• **STATED GOAL**
Using the records below, please work out how many lines contain "code"; answer with the number alone.

• **RECORDED INFORMATION**
◇ ◇ ◇

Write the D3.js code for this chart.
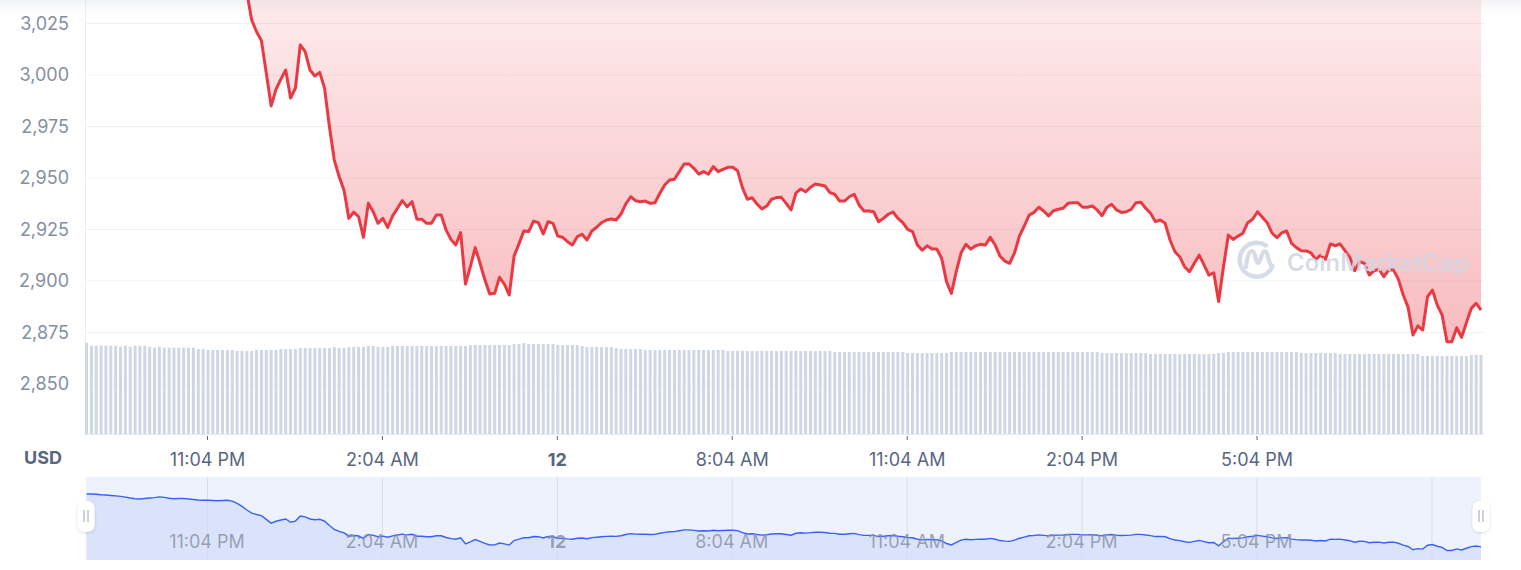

◇ ◇ ◇

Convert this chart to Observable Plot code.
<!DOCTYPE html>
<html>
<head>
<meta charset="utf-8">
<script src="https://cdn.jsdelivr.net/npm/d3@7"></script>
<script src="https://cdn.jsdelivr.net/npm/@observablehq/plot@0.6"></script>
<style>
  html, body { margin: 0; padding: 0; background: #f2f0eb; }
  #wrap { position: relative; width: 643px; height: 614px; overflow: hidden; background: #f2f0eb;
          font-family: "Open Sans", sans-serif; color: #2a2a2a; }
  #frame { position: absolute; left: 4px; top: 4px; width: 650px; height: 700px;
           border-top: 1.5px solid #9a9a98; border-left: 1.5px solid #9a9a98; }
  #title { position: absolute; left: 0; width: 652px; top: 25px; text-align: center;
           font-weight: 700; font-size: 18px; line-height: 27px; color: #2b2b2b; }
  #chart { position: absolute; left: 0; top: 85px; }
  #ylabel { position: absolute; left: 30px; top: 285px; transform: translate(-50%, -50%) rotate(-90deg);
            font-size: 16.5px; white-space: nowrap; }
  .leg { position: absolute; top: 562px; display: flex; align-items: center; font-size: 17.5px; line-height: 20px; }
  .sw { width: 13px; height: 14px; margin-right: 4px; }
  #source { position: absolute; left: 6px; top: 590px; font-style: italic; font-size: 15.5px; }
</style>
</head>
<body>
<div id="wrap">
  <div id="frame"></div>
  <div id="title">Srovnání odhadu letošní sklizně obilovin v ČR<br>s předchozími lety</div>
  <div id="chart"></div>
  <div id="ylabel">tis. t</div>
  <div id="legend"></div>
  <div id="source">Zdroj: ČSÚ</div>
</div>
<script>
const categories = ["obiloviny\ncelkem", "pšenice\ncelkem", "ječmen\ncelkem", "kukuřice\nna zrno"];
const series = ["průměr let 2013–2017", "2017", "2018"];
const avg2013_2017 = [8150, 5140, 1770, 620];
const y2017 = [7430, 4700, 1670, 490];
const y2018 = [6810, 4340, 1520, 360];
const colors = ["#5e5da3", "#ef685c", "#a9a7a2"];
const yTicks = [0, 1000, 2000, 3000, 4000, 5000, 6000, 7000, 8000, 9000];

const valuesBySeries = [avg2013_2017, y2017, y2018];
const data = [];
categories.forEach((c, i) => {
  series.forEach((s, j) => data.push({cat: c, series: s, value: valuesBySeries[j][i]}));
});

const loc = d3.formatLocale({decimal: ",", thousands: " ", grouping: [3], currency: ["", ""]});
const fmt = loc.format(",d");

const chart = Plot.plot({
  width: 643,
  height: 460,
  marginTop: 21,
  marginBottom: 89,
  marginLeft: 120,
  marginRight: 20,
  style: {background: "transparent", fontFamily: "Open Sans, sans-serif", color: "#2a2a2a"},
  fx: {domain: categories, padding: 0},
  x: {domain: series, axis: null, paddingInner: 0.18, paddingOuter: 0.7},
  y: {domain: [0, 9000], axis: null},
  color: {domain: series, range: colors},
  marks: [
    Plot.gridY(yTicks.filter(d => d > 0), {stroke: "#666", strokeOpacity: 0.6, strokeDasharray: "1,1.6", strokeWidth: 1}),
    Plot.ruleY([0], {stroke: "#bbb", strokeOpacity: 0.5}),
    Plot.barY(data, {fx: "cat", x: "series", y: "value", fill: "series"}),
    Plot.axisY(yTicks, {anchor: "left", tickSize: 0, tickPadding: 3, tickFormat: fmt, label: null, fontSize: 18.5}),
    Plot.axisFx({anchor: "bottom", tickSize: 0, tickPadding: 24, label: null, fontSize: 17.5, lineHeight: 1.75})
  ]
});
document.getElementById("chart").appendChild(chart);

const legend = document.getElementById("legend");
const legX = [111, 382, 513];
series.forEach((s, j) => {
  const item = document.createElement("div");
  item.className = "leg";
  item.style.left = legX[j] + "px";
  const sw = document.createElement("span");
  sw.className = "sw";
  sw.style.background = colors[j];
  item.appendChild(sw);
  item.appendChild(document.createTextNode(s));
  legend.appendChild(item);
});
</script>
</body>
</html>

◇ ◇ ◇

• **FULL OUTPUT**
2